Onereef, a non-profit organization dedicated to conserving coral reefs, links investors to communities who share their conservation ethic but lack the resources to provide adequate protection. In the Onereef program, investors’ funds are used to pay local people to work as conservation managers for the coral reefs. Early results show measurable rehabilitation of the damaged reefs.
Brazil Takes Steps Toward Greater Protection
Brazil’s 9,000 km coastline -- crucial to a 43 million coastal inhabitants along with countless forms of sea life -- faces threats from rapid population growth, fishing, and oil and gas exploration. Yet, less than 2 percent of the marine and coastal expanse falls within any official system of protection.
Brazil’s National Commission on Biodiversity (CONABIO) set a national target of eventually bringing 10 percent of the marine and coastal zones under protection. With funding from the Global Environment Facility (GEF) and other international donors, the Brazilian Biodiversity Fund (FUNBIO) is planning to launch a network of marine and coastal protected areas, joining existing protected areas with newly protected zones, placing at least 5 percent of the total Brazilian marine area under some form of protection.
Petróleo Brasileiro S.A., Petrobras, leader in the Brazilian oil and gas industry will help fund the project with other private companies currently considering a role.
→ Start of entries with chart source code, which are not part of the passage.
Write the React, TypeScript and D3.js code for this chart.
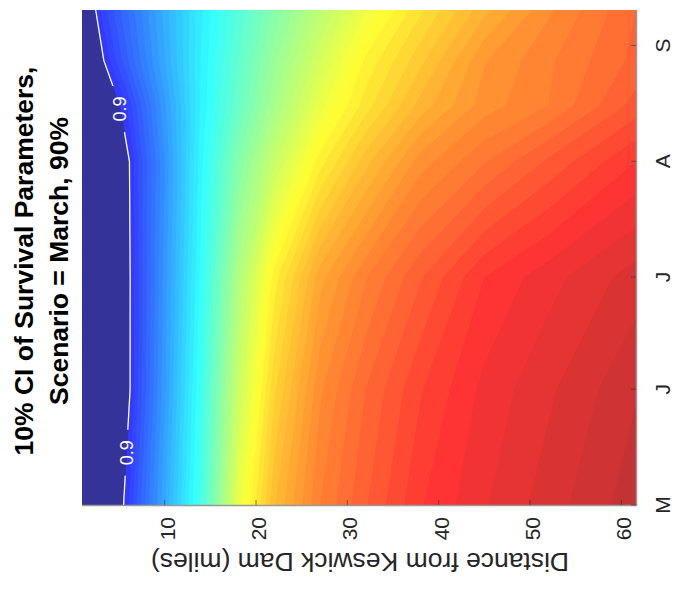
import React from 'react';
import * as d3 from 'd3';

// Distance from Keswick Dam (miles) at the grid columns
const distances = [0.95, 3, 6, 10, 14, 18, 22, 27, 32, 38, 45, 52, 61.6];
// Day of year of the grid rows (May 1 ... ~Sep 10)
const days = [121, 152, 182, 213, 228, 240, 253.5];
const survival = [
  [0.97, 0.94, 0.892, 0.801, 0.709, 0.577, 0.501, 0.45, 0.421, 0.391, 0.371, 0.355, 0.334],
  [0.96, 0.935, 0.905, 0.812, 0.717, 0.602, 0.522, 0.462, 0.43, 0.401, 0.377, 0.362, 0.341],
  [0.96, 0.935, 0.905, 0.816, 0.726, 0.625, 0.545, 0.484, 0.451, 0.421, 0.39, 0.374, 0.355],
  [0.96, 0.935, 0.903, 0.82, 0.733, 0.661, 0.603, 0.545, 0.504, 0.465, 0.441, 0.418, 0.39],
  [0.955, 0.93, 0.887, 0.812, 0.738, 0.683, 0.631, 0.574, 0.535, 0.496, 0.465, 0.45, 0.416],
  [0.95, 0.905, 0.86, 0.8, 0.739, 0.69, 0.643, 0.592, 0.548, 0.513, 0.471, 0.452, 0.427],
  [0.93, 0.889, 0.849, 0.796, 0.742, 0.699, 0.658, 0.613, 0.57, 0.532, 0.493, 0.462, 0.43],
];
const distanceTicks = [10, 20, 30, 40, 50, 60];
const monthTickDays = [121, 152, 182, 213, 244];
const monthLabels = ['M', 'J', 'J', 'A', 'S'];
const titleLines = ['10% CI of Survival Parameters,', 'Scenario = March, 90%'];
const xLabel = 'Distance from Keswick Dam (miles)';
const contourLevel = 0.9;
const contourLabelDays = [227, 135];

const FONT = '"Liberation Sans", Arial, Helvetica, sans-serif';

function jet(t: number): [number, number, number] {
  const c = (v: number) => Math.max(0, Math.min(1, v));
  return [c(1.5 - Math.abs(4 * t - 3)), c(1.5 - Math.abs(4 * t - 2)), c(1.5 - Math.abs(4 * t - 1))];
}

function colorFor(s: number): string {
  const t = s >= contourLevel ? 0 : 0.125 + (contourLevel - s) * 1.4583;
  const [r, g, b] = jet(Math.min(1, t));
  const f = (v: number) => Math.round(255 * (0.2 + 0.8 * v));
  return d3.rgb(f(r), f(g), f(b)).formatHex();
}

export default function App() {
  const W = 677;
  const H = 593;
  const plot = { left: 82, right: 636, top: 10, bottom: 505 };

  const x = d3.scaleLinear().domain([distances[0], distances[distances.length - 1]]).range([plot.left, plot.right]);
  const y = d3.scaleLinear().domain([days[0], days[days.length - 1]]).range([plot.bottom, plot.top]);

  const n = distances.length;
  const m = days.length;
  const values = survival.flat();
  const thresholds = d3.range(33, 90).map((v) => v / 100).concat([contourLevel]);
  const bands = d3.contours().size([n, m]).thresholds(thresholds)(values);

  const xi = d3.scaleLinear().domain(d3.range(n)).range(distances);
  const yi = d3.scaleLinear().domain(d3.range(m)).range(days);
  const proj = d3.geoTransform({
    point(px: number, py: number) {
      const fx = Math.max(0, Math.min(n - 1, px - 0.5));
      const fy = Math.max(0, Math.min(m - 1, py - 0.5));
      (this as any).stream.point(x(xi(fx)), y(yi(fy)));
    },
  });
  const path = d3.geoPath(proj);

  // 0.9 isoline: crossing in each row
  const crossing: { d: number; day: number }[] = [];
  survival.forEach((row, r) => {
    for (let j = 0; j < row.length - 1; j++) {
      if (row[j] >= contourLevel && row[j + 1] < contourLevel) {
        const f = (row[j] - contourLevel) / (row[j] - row[j + 1]);
        crossing.push({ d: distances[j] + f * (distances[j + 1] - distances[j]), day: days[r] });
        break;
      }
    }
  });
  const line = d3
    .line<{ d: number; day: number }>()
    .x((p) => x(p.d))
    .y((p) => y(p.day));
  const dAtDay = d3.scaleLinear().domain(crossing.map((p) => p.day)).range(crossing.map((p) => p.d));
  const labels = contourLabelDays.map((day) => ({ cx: x(dAtDay(day)), cy: y(day) }));

  return (
    <svg
      width={W}
      height={H}
      style={{ position: 'absolute', left: 0, top: 0, background: '#fff' }}
      xmlns="http://www.w3.org/2000/svg"
    >
      <defs>
        <clipPath id="plotClip">
          <rect x={plot.left} y={plot.top} width={plot.right - plot.left} height={plot.bottom - plot.top} />
        </clipPath>
        <mask id="labelGap">
          <rect x={0} y={0} width={W} height={H} fill="#fff" />
          {labels.map((l, i) => (
            <rect key={i} x={l.cx - 15} y={l.cy - 23} width={30} height={46} fill="#000" />
          ))}
        </mask>
      </defs>

      <g clipPath="url(#plotClip)">
        {bands.map((b, i) => (
          <path
            key={i}
            d={path(b as any) || ''}
            fill={b.value >= contourLevel ? colorFor(b.value) : colorFor(b.value + 0.005)}
            stroke="none"
          />
        ))}
        <path d={line(crossing) || ''} fill="none" stroke="#fff" strokeWidth={1.3} mask="url(#labelGap)" />
        {labels.map((l, i) => (
          <text
            key={i}
            transform={`translate(${l.cx},${l.cy}) rotate(-90)`}
            textAnchor="middle"
            dominantBaseline="central"
            fontFamily={FONT}
            fontSize={18}
            fill="#fff"
          >
            {contourLevel.toFixed(1)}
          </text>
        ))}
      </g>

      {/* axes box lines */}
      <line x1={plot.left} x2={plot.right + 1} y1={plot.bottom + 0.5} y2={plot.bottom + 0.5} stroke="#999" strokeWidth={1.5} />
      <line x1={plot.right + 0.5} x2={plot.right + 0.5} y1={plot.top} y2={plot.bottom + 1} stroke="#999" strokeWidth={1.5} />

      {/* distance ticks */}
      {distanceTicks.map((d) => (
        <g key={d}>
          <line x1={x(d)} x2={x(d)} y1={plot.bottom} y2={plot.bottom - 5} stroke="#333" strokeOpacity={0.6} />
          <text
            transform={`translate(${x(d) + 10},${plot.bottom + 12}) rotate(-90)`}
            textAnchor="end"
            fontFamily={FONT}
            fontSize={21}
            fill="#262626"
          >
            {d}
          </text>
        </g>
      ))}

      {/* month ticks */}
      {monthTickDays.map((day, i) => (
        <g key={i}>
          <line x1={plot.right} x2={plot.right - 5} y1={y(day)} y2={y(day)} stroke="#333" strokeOpacity={0.6} />
          <text
            transform={`translate(${670},${y(day)}) rotate(-90)`}
            textAnchor="middle"
            fontFamily={FONT}
            fontSize={21}
            fill="#262626"
          >
            {monthLabels[i]}
          </text>
        </g>
      ))}

      {/* axis label (upside down) */}
      <text
        transform={`translate(${(plot.left + plot.right) / 2 + 1},${553}) rotate(180)`}
        textAnchor="middle"
        fontFamily={FONT}
        fontSize={26.5}
        fill="#262626"
      >
        {xLabel}
      </text>

      {/* title */}
      {titleLines.map((t, i) => (
        <text
          key={i}
          transform={`translate(${33 + i * 35},${261}) rotate(-90)`}
          textAnchor="middle"
          fontFamily={FONT}
          fontWeight="bold"
          fontSize={26.5}
          fill="#000"
        >
          {t}
        </text>
      ))}
    </svg>
  );
}
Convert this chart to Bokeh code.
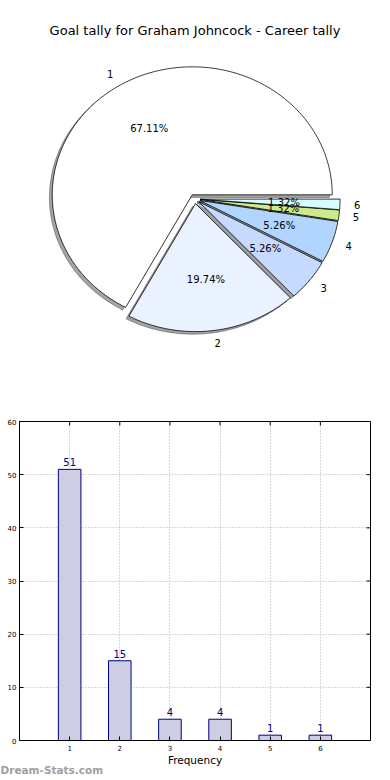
import numpy as np
from bokeh.plotting import figure
from bokeh.layouts import column
from bokeh.models import Range1d, FixedTicker, Title, ColumnDataSource
from bokeh.core.properties import value
from bokeh.embed import file_html
from bokeh.resources import INLINE

# ---------------- data ----------------
title = "Goal tally for Graham Johncock - Career tally"
categories = ["1", "2", "3", "4", "5", "6"]
counts = [51, 15, 4, 4, 1, 1]
slice_colors = ["#ffffff", "#ebf2ff", "#c6d9ff", "#b2d5ff", "#cdea8b", "#d4fdff"]
y_ticks = [0, 10, 20, 30, 40, 50, 60]
x_ticks = [1, 2, 3, 4, 5, 6]
x_label = "Frequency"
watermark = "Dream-Stats.com"

FONT = "DejaVu Sans"
W = 390
BL, BR = 19, 20   # left/right borders shared by both plots (frames are aligned)

# ---------------- pie ----------------
p1 = figure(width=W, height=390, x_range=Range1d(BL, W - BR), y_range=Range1d(390, 0),
            x_axis_type=None, y_axis_type=None, toolbar_location=None,
            output_backend="svg", min_border_left=BL, min_border_right=BR,
            min_border_top=0, min_border_bottom=0)
p1.outline_line_color = None

cx, cy = 194.4, 198.4
rx, ry = 140.0, 128.0
explode = 0.037
sh_dx, sh_dy = -0.02 * rx, 0.02 * ry

vals = np.array(counts, dtype=float)
frac = vals / vals.sum()
edges = np.concatenate([[0.0], np.cumsum(frac)]) * 2 * np.pi

wx, wy, sx, sy = [], [], [], []
lab_x, lab_y, lab_align, pct_x, pct_y, pct_txt = [], [], [], [], [], []
shadow_colors = []
for i in range(len(counts)):
    a0, a1 = edges[i], edges[i + 1]
    mid = 0.5 * (a0 + a1)
    ox = cx + explode * rx * np.cos(mid)
    oy = cy - explode * ry * np.sin(mid)
    t = np.linspace(a0, a1, max(6, int((a1 - a0) * 80)))
    xs = [ox] + list(ox + rx * np.cos(t))
    ys = [oy] + list(oy - ry * np.sin(t))
    wx.append(xs)
    wy.append(ys)
    sx.append([v + sh_dx for v in xs])
    sy.append([v + sh_dy for v in ys])
    c = slice_colors[i].lstrip("#")
    rgb = [int(c[k:k + 2], 16) for k in (0, 2, 4)]
    shadow_colors.append("#%02x%02x%02x" % tuple(int(0.3 * v) for v in rgb))
    lab_x.append(ox + 1.1 * rx * np.cos(mid))
    lab_y.append(oy - 1.1 * ry * np.sin(mid))
    lab_align.append("left" if np.cos(mid) > 0 else "right")
    pct_x.append(ox + 0.6 * rx * np.cos(mid))
    pct_y.append(oy - 0.6 * ry * np.sin(mid))
    pct_txt.append("%1.2f%%" % (100 * frac[i]))

p1.patches(sx, sy, fill_color=shadow_colors, fill_alpha=0.5,
           line_color=shadow_colors, line_alpha=0.5, line_width=1)
p1.patches(wx, wy, fill_color=slice_colors, line_color="black", line_width=0.8)

lab_src = ColumnDataSource(dict(x=lab_x, y=lab_y, text=categories, align=lab_align))
p1.text(x="x", y="y", text="text", text_align="align", source=lab_src,
        text_baseline="middle", text_font=value(FONT), text_font_size="10px",
        text_color="black")
p1.text(x=pct_x, y=pct_y, text=pct_txt, text_align="center", text_baseline="middle",
        text_font=value(FONT), text_font_size="10px", text_color="black")
p1.text(x=[194.5], y=[30], text=[title], text_align="center", text_baseline="middle",
        text_font=value(FONT), text_font_size="13px", text_color="black")

# ---------------- bar ----------------
p2 = figure(width=W, height=390, x_range=Range1d(0, 7), y_range=Range1d(0, 60),
            toolbar_location=None, output_backend="svg",
            min_border_left=BL, min_border_right=BR, min_border_top=31,
            min_border_bottom=40)
p2.outline_line_color = "black"
p2.outline_line_width = 1

for ax in (p2.xaxis[0], p2.yaxis[0]):
    ax.major_tick_in = 4
    ax.major_tick_out = 0
    ax.minor_tick_line_color = None
    ax.major_label_text_font = FONT
    ax.major_label_text_font_size = "7px"
    ax.major_label_text_color = "black"
    ax.axis_line_color = "black"
    ax.major_tick_line_color = "black"
p2.xaxis[0].ticker = FixedTicker(ticks=x_ticks)
p2.yaxis[0].ticker = FixedTicker(ticks=y_ticks)
p2.yaxis[0].major_label_standoff = 3
p2.xaxis[0].major_label_standoff = 4
p2.xaxis[0].axis_label = x_label
p2.xaxis[0].axis_label_text_font = FONT
p2.xaxis[0].axis_label_text_font_size = "10.5px"
p2.xaxis[0].axis_label_text_font_style = "normal"
p2.xaxis[0].axis_label_text_color = "black"
p2.xaxis[0].axis_label_standoff = 0

p2.xgrid.ticker = FixedTicker(ticks=x_ticks)
p2.ygrid.ticker = FixedTicker(ticks=y_ticks)
p2.grid.grid_line_color = "#b0b0b0"
p2.grid.grid_line_dash = "1 2"
p2.grid.grid_line_width = 1

# inward ticks on the top and right edges of the frame
p2.ray(x=x_ticks, y=[y_ticks[-1]] * len(x_ticks), length=4, length_units="screen",
       angle=-90, angle_units="deg", line_color="black", line_width=1)
p2.ray(x=[7] * len(y_ticks), y=y_ticks, length=4, length_units="screen",
       angle=180, angle_units="deg", line_color="black", line_width=1)

p2.vbar(x=x_ticks, top=counts, width=0.45, fill_color="#cdcde3",
        line_color="#000080", line_width=1)
p2.text(x=x_ticks, y=counts, text=[str(c) for c in counts], text_align="center",
        text_baseline="bottom", y_offset=-3, text_font=value(FONT),
        text_font_size="10px", text_color="#000080")

p2.add_layout(Title(text=watermark, align="left", offset=-BL, standoff=-10,
                    vertical_align="top",
                    text_font=FONT, text_font_size="10.5px", text_font_style="bold",
                    text_color="#a0a0a0"), "below")

layout = column(p1, p2, spacing=0)
open("out.html", "w").write(file_html(layout, INLINE))
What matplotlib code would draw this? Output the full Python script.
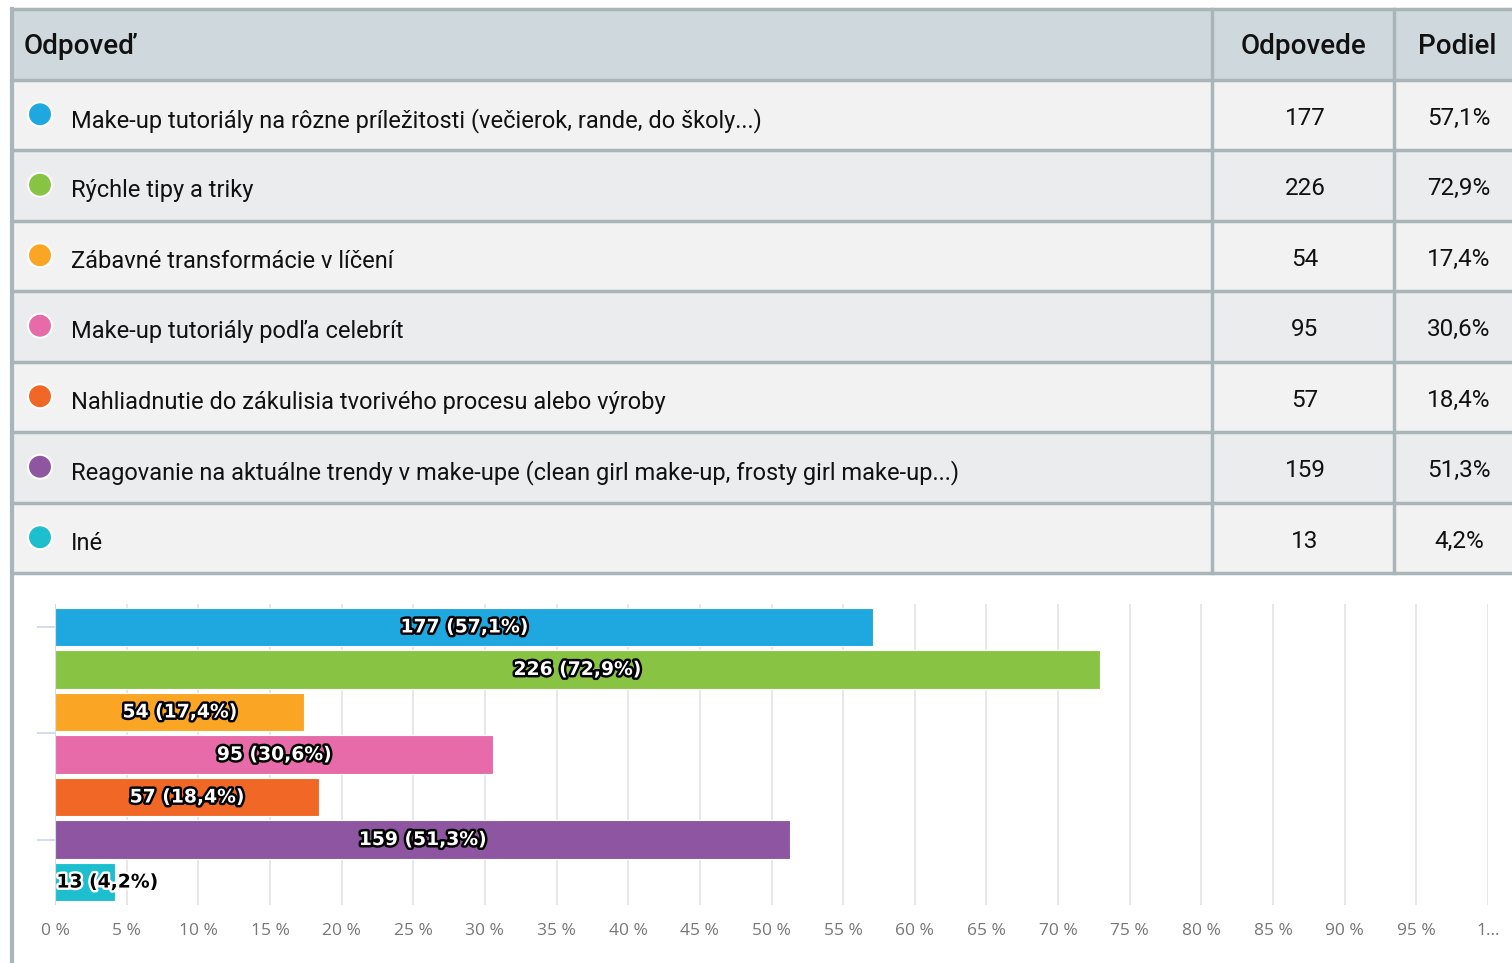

Backers of the project say it will help establish biodiversity concerns as a factor in coastal planning, as well as the fishing, tourism and petrochemical sectors.
Protected areas provide economic benefits independent of replenishing fish stocks. For example, the Great Barrier Reef in Australia attracts roughly 2 million visitors each year and generates some $2.8 billion annually for the economy. The United Kingdom and the United States have joined Australia in setting aside vast marine areas as protected reserves. Guinea-Bissau, one of the poorest nations in the world, is also investing in protecting marine biodiversity with hopes of building an eco-tourism business for the future.